» Stated task: Repeat the span of the entries below that starts at the line with "Give me the matplotlib source for this chart." and ends at the line with "52, 52, 52]", nothing more. Skip the pictures.

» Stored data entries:
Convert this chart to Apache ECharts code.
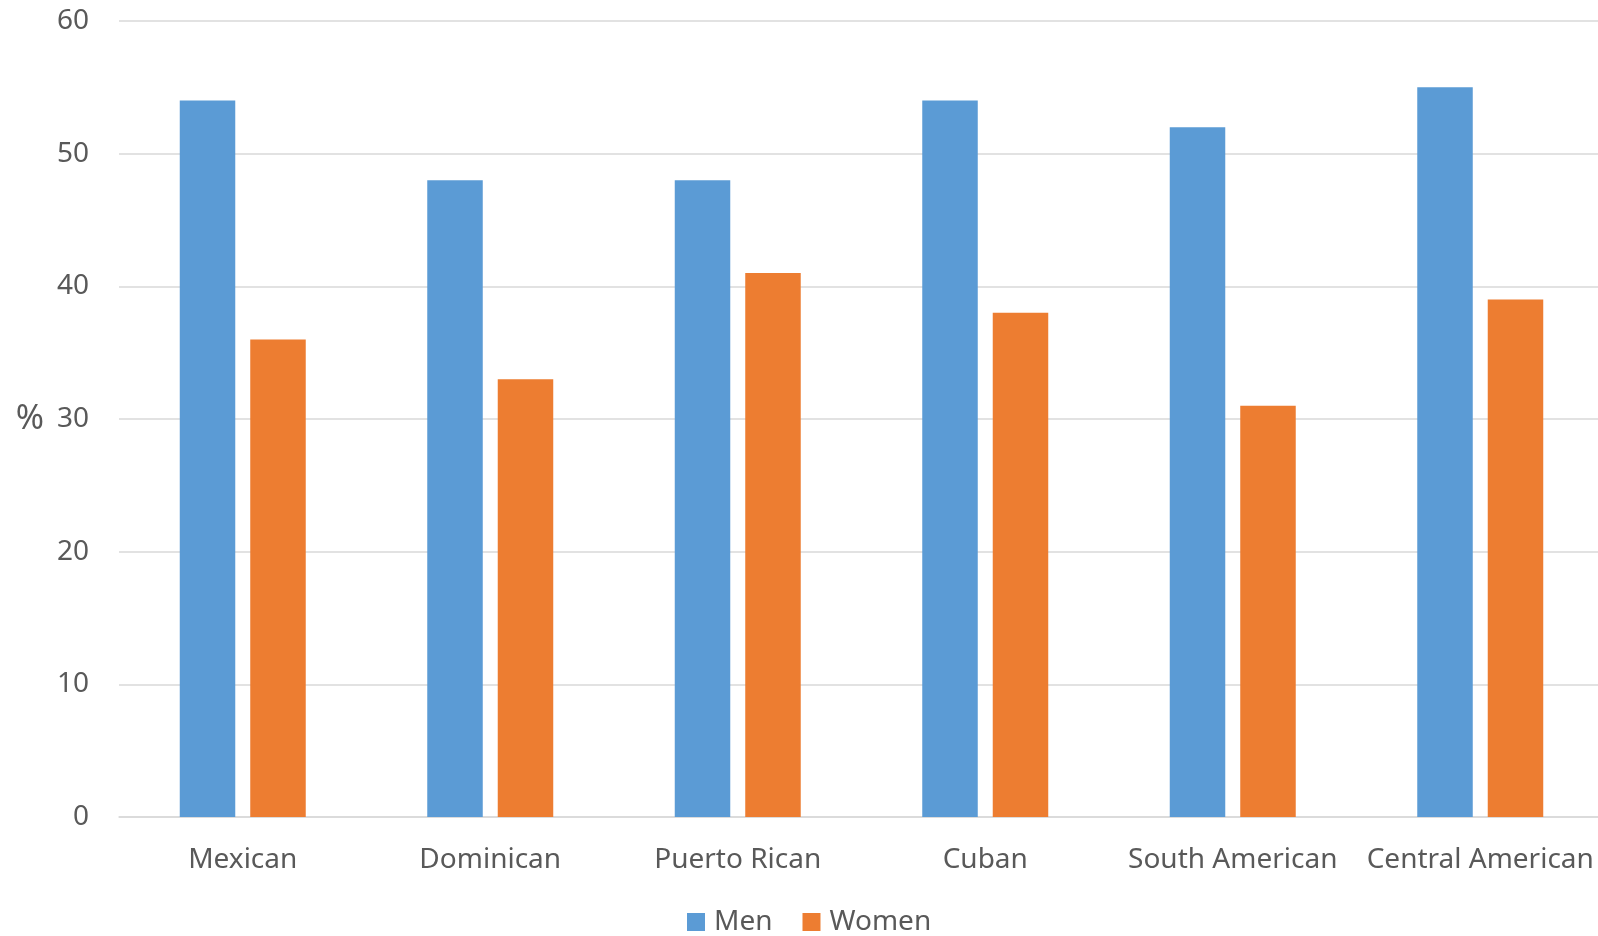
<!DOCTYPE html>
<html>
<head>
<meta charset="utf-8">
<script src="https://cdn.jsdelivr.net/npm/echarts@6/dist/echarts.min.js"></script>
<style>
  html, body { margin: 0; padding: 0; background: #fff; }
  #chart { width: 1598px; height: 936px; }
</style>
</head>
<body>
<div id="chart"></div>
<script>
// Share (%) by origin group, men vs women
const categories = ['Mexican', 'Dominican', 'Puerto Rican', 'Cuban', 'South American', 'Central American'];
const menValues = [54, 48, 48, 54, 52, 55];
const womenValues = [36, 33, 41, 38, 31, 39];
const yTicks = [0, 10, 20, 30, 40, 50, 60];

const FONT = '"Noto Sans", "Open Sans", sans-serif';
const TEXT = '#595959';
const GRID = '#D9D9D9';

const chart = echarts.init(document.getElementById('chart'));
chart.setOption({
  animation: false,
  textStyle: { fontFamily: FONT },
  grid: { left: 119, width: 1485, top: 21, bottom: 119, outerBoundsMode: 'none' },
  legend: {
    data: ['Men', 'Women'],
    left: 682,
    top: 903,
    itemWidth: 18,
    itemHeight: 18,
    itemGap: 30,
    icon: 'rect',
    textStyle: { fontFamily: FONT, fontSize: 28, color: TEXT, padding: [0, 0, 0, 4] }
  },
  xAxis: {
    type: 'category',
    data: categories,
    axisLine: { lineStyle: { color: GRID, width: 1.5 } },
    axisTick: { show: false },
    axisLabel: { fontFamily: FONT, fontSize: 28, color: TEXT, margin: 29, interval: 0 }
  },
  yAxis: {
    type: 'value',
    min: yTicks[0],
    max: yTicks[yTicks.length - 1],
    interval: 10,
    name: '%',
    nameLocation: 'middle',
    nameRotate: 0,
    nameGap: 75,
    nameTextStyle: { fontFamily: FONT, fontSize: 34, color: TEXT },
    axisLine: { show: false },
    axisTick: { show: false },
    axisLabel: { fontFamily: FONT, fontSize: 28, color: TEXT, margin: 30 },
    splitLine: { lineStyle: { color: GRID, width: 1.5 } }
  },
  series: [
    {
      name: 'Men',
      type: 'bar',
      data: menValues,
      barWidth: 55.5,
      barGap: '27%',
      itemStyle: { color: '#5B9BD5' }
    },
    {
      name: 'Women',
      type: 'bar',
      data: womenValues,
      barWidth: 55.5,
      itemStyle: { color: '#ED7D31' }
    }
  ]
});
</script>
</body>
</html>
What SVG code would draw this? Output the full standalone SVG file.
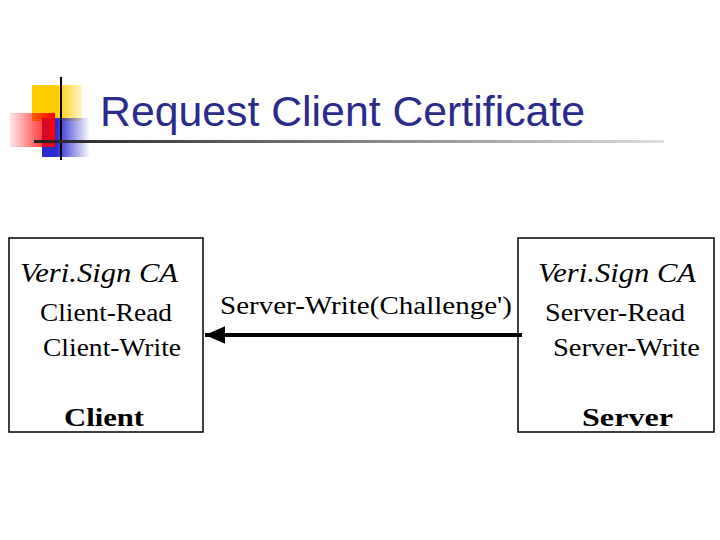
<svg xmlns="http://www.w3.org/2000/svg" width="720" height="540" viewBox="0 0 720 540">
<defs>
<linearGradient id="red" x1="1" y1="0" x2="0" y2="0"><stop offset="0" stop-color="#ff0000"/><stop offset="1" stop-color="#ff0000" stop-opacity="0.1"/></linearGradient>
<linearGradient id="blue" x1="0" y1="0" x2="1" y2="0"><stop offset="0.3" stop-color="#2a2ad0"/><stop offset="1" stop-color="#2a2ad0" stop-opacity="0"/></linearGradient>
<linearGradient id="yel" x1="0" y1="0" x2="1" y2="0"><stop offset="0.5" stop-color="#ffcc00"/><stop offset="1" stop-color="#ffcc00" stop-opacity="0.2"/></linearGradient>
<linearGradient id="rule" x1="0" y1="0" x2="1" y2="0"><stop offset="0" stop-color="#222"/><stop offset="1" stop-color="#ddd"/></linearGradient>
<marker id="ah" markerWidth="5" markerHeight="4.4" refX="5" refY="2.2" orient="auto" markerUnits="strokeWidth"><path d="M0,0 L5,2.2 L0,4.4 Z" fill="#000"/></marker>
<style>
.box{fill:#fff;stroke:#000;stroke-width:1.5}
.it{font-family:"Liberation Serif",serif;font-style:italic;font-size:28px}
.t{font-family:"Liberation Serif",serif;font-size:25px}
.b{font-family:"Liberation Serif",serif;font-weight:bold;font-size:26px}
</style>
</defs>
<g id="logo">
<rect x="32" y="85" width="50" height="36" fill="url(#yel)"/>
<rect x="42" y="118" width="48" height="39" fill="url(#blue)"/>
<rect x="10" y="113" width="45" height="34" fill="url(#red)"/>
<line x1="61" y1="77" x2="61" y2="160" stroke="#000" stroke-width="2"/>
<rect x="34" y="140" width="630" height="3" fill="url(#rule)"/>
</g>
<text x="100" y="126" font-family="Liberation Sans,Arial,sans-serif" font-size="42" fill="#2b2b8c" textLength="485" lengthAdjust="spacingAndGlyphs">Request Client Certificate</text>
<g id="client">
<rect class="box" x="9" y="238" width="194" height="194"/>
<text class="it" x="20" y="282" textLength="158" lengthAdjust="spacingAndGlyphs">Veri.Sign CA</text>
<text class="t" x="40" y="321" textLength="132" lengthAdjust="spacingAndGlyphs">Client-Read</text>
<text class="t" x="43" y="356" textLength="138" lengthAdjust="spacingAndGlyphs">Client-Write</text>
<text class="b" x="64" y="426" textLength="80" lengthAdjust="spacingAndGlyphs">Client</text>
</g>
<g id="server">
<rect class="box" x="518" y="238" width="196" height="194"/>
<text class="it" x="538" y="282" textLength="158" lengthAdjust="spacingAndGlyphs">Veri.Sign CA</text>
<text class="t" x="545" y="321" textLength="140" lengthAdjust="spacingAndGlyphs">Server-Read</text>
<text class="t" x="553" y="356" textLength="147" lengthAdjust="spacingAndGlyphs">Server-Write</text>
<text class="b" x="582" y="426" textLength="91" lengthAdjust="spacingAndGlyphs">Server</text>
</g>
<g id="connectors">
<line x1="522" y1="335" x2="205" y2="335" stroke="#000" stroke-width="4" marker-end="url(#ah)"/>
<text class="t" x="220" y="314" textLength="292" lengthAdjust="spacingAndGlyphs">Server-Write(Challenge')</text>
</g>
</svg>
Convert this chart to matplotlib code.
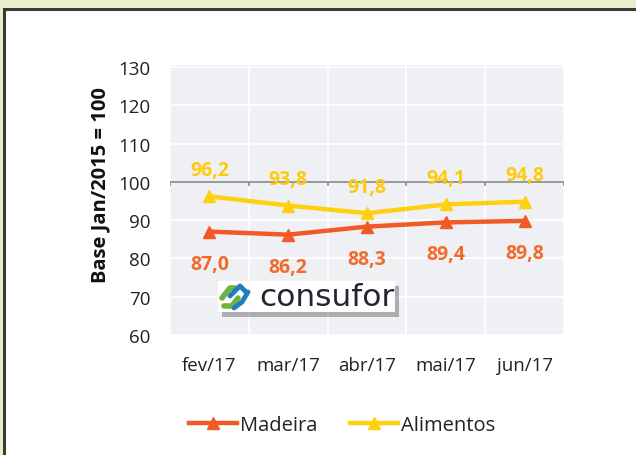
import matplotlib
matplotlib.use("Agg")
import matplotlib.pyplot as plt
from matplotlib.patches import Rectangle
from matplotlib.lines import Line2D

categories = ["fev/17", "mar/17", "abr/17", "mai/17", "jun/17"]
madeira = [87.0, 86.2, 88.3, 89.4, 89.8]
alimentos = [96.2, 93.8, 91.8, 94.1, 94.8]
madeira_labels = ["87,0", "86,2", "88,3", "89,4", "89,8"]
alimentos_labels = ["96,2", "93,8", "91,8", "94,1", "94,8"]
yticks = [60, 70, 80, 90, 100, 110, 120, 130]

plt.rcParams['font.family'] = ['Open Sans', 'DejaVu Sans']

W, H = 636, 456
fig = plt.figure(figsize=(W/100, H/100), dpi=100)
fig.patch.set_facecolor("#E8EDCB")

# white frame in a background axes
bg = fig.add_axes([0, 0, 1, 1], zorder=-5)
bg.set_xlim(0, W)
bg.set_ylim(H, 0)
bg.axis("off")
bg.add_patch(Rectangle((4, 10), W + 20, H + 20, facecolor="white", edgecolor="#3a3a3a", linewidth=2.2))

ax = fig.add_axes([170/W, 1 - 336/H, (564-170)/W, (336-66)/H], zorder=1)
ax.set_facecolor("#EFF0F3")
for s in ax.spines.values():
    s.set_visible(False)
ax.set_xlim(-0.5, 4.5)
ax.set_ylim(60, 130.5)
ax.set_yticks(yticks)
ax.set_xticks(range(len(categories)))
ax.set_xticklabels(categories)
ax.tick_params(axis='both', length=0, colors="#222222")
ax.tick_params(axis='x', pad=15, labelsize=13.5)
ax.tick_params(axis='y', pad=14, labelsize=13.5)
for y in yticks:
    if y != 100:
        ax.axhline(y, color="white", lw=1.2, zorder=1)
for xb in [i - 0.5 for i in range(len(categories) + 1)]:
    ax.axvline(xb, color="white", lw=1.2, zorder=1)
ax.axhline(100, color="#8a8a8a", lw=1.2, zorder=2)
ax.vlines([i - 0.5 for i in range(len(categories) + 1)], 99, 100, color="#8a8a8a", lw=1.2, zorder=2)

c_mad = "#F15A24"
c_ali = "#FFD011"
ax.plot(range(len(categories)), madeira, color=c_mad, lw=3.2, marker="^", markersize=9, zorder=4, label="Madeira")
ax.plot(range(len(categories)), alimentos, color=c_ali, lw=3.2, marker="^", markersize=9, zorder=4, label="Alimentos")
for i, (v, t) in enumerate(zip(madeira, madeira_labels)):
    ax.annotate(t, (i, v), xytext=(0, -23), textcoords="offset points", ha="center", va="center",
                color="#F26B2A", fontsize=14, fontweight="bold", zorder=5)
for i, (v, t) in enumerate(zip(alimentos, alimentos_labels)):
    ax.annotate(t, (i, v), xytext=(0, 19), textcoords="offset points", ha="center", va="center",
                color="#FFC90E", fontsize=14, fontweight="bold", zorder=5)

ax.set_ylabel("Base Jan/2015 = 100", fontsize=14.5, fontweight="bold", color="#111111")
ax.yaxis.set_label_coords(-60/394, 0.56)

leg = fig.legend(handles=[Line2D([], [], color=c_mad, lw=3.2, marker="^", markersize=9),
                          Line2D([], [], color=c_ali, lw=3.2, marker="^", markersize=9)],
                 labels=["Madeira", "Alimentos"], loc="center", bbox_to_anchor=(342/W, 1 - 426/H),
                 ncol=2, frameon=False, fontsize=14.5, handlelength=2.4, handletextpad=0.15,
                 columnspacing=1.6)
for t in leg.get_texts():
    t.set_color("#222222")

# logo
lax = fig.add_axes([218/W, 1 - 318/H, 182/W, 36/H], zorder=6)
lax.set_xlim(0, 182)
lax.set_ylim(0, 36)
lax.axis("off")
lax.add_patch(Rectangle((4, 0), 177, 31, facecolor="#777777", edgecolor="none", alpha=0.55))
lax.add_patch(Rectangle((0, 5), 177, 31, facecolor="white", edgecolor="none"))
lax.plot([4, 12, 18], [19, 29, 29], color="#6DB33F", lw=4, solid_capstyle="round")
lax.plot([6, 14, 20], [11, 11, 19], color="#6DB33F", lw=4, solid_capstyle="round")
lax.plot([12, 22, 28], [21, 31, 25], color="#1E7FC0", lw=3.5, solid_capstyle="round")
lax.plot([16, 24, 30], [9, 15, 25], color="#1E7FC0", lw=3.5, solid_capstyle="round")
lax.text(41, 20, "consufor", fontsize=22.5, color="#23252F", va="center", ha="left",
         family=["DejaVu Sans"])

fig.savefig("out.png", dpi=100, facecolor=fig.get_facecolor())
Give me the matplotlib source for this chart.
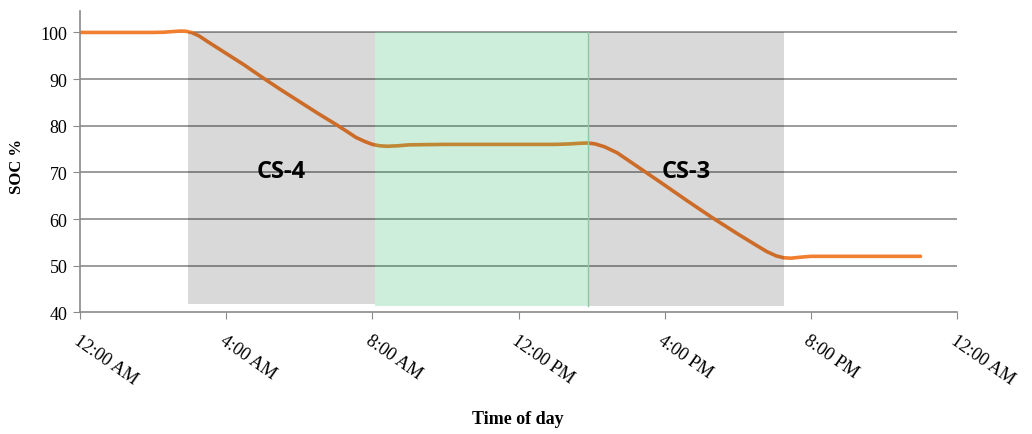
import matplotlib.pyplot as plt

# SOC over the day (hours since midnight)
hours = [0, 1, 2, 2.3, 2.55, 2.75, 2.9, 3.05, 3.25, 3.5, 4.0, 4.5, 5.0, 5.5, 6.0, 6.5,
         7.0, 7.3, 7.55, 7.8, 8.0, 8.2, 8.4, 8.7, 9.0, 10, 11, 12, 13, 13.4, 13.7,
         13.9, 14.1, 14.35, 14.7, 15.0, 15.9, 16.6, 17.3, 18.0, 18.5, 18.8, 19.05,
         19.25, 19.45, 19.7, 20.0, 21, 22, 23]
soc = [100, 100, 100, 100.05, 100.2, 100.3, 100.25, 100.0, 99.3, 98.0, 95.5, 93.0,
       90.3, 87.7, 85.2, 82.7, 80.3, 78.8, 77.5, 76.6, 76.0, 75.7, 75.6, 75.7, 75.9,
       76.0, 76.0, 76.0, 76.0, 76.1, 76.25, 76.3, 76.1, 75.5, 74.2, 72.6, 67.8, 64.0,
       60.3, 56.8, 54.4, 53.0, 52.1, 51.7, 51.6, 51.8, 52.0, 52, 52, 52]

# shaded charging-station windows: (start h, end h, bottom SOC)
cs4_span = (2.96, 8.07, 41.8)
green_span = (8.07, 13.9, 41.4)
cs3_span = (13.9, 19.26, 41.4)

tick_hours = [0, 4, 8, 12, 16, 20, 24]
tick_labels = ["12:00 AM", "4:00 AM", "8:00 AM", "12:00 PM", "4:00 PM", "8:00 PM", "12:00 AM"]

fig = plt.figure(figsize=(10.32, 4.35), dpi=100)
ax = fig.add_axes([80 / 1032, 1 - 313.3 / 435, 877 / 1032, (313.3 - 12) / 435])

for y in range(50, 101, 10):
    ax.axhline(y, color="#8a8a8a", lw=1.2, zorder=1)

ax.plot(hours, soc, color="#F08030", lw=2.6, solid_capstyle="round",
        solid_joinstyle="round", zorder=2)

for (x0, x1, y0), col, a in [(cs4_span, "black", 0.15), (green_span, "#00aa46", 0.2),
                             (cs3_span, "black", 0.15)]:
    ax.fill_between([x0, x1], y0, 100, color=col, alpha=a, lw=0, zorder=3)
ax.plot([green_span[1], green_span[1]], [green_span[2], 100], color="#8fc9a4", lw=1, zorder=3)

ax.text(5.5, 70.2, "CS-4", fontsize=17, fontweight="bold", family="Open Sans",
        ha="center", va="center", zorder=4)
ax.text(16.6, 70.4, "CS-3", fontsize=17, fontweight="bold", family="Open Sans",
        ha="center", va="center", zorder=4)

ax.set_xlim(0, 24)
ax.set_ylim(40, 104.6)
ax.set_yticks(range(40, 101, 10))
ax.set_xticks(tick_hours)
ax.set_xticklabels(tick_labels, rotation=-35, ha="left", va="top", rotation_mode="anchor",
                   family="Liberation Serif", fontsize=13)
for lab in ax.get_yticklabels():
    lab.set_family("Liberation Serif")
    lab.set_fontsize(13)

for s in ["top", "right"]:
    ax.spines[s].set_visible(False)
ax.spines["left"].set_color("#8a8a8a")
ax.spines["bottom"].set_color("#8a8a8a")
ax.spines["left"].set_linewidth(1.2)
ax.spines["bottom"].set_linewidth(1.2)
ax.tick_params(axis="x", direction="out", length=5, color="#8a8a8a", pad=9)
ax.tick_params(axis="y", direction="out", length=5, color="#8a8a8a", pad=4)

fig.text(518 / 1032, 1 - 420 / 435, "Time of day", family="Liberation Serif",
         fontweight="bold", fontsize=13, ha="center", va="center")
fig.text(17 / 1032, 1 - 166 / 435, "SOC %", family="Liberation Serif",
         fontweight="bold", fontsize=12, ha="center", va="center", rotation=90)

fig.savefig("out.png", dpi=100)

» Exercise result:
Give me the matplotlib source for this chart.
import matplotlib.pyplot as plt

# SOC over the day (hours since midnight)
hours = [0, 1, 2, 2.3, 2.55, 2.75, 2.9, 3.05, 3.25, 3.5, 4.0, 4.5, 5.0, 5.5, 6.0, 6.5,
         7.0, 7.3, 7.55, 7.8, 8.0, 8.2, 8.4, 8.7, 9.0, 10, 11, 12, 13, 13.4, 13.7,
         13.9, 14.1, 14.35, 14.7, 15.0, 15.9, 16.6, 17.3, 18.0, 18.5, 18.8, 19.05,
         19.25, 19.45, 19.7, 20.0, 21, 22, 23]
soc = [100, 100, 100, 100.05, 100.2, 100.3, 100.25, 100.0, 99.3, 98.0, 95.5, 93.0,
       90.3, 87.7, 85.2, 82.7, 80.3, 78.8, 77.5, 76.6, 76.0, 75.7, 75.6, 75.7, 75.9,
       76.0, 76.0, 76.0, 76.0, 76.1, 76.25, 76.3, 76.1, 75.5, 74.2, 72.6, 67.8, 64.0,
       60.3, 56.8, 54.4, 53.0, 52.1, 51.7, 51.6, 51.8, 52.0, 52, 52, 52]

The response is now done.